A steady stream of weapons from Western allies that are being used by Ukraine to increasingly devastating effect against Russian forces had raised the suspense around whether Moscow would resume gas deliveries after a 10-day hiatus for annual maintenance. The tensions served as a stark reminder of how dangerously dependent Germany — Europe’s largest economy — and several of its neighbors remain on energy from Russia.
The Ukrainian military said on Thursday that over the past 24 hours it had conducted 10 strikes across southern Ukraine using attack helicopters and fighter jets, targeting five Russian strongholds. They also targeted six Russian ammunition depots and several command posts with missile and artillery strikes against more than 200 Russian targets.
The Pentagon said on Wednesday that it would send Ukraine four more advanced multiple-rocket launch vehicles, known as HIMARS, and senior defense officials acknowledged that they were considering sending Ukraine new fighter jets.
Gen. Charles Q. Brown Jr., the chief of staff of the U.S. Air Force, declined to speculate on what type of aircraft might be transferred, but he said that discussions were ongoing about how to reinforce Ukraine’s fleet.
“It’ll be something non-Russian, I can probably tell you that,” Brown said during an appearance at the Aspen Security Forum in Colorado. “But I can’t tell you exactly what it’s going to be.”

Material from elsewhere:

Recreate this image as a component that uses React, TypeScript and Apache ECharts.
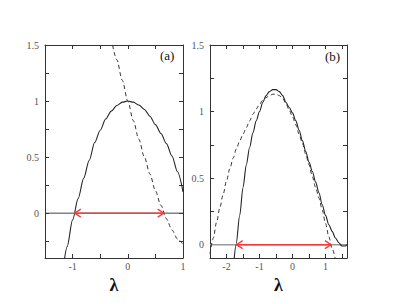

At that same forum, William J. Burns, the CIA director, said that President Vladimir Putin of Russia had made a fundamental miscalculation.
“He insists that Ukraine is not a real country, but real countries fight back,” Burns said.
But he said the Russian leader believed that America has a short attention span and that with time, Western resolve will fade.
Despite Thursday’s resumption of gas flow, European Union leaders believe that Putin will continue to exploit bloc members’ dependence on Russian fossil fuels as a way to weaken the countries’ economies and fracture the alliance.
“Russia is blackmailing us,” said Ursula von der Leyen, the European Commission president, as she introduced the plan to reduce gas consumption. “Russia is using energy as a weapon.”
The bloc is urging member nations to immediately begin cutting their use of natural gas to prepare for an uncertain and possibly unsteady supply before the winter.
In Germany alone, half of all homes are heated with gas, and the fuel is a crucial element to keeping the country’s important chemical, steel making and auto industries running. Even before the July 11 shutdown of Nord Stream 1, the government in Berlin had declared a “gas crisis” and began enacting measures to reduce gas consumption, such as ordering the resumption of coal-fired power plants to replace those running on gas.
In the weeks leading up to the shutdown, Gazprom had already reduced flows through the pipeline to 40% of its capacity.
The head of Germany’s network regulator, Klaus Müller, said that flows had returned to that level early Thursday — exceeding the amount that Gazprom, Russia’s state-owned energy monopoly, had told operators would be delivered.
“Unfortunately, the political uncertainty and the 60% cut from mid-June remain,” Müller said.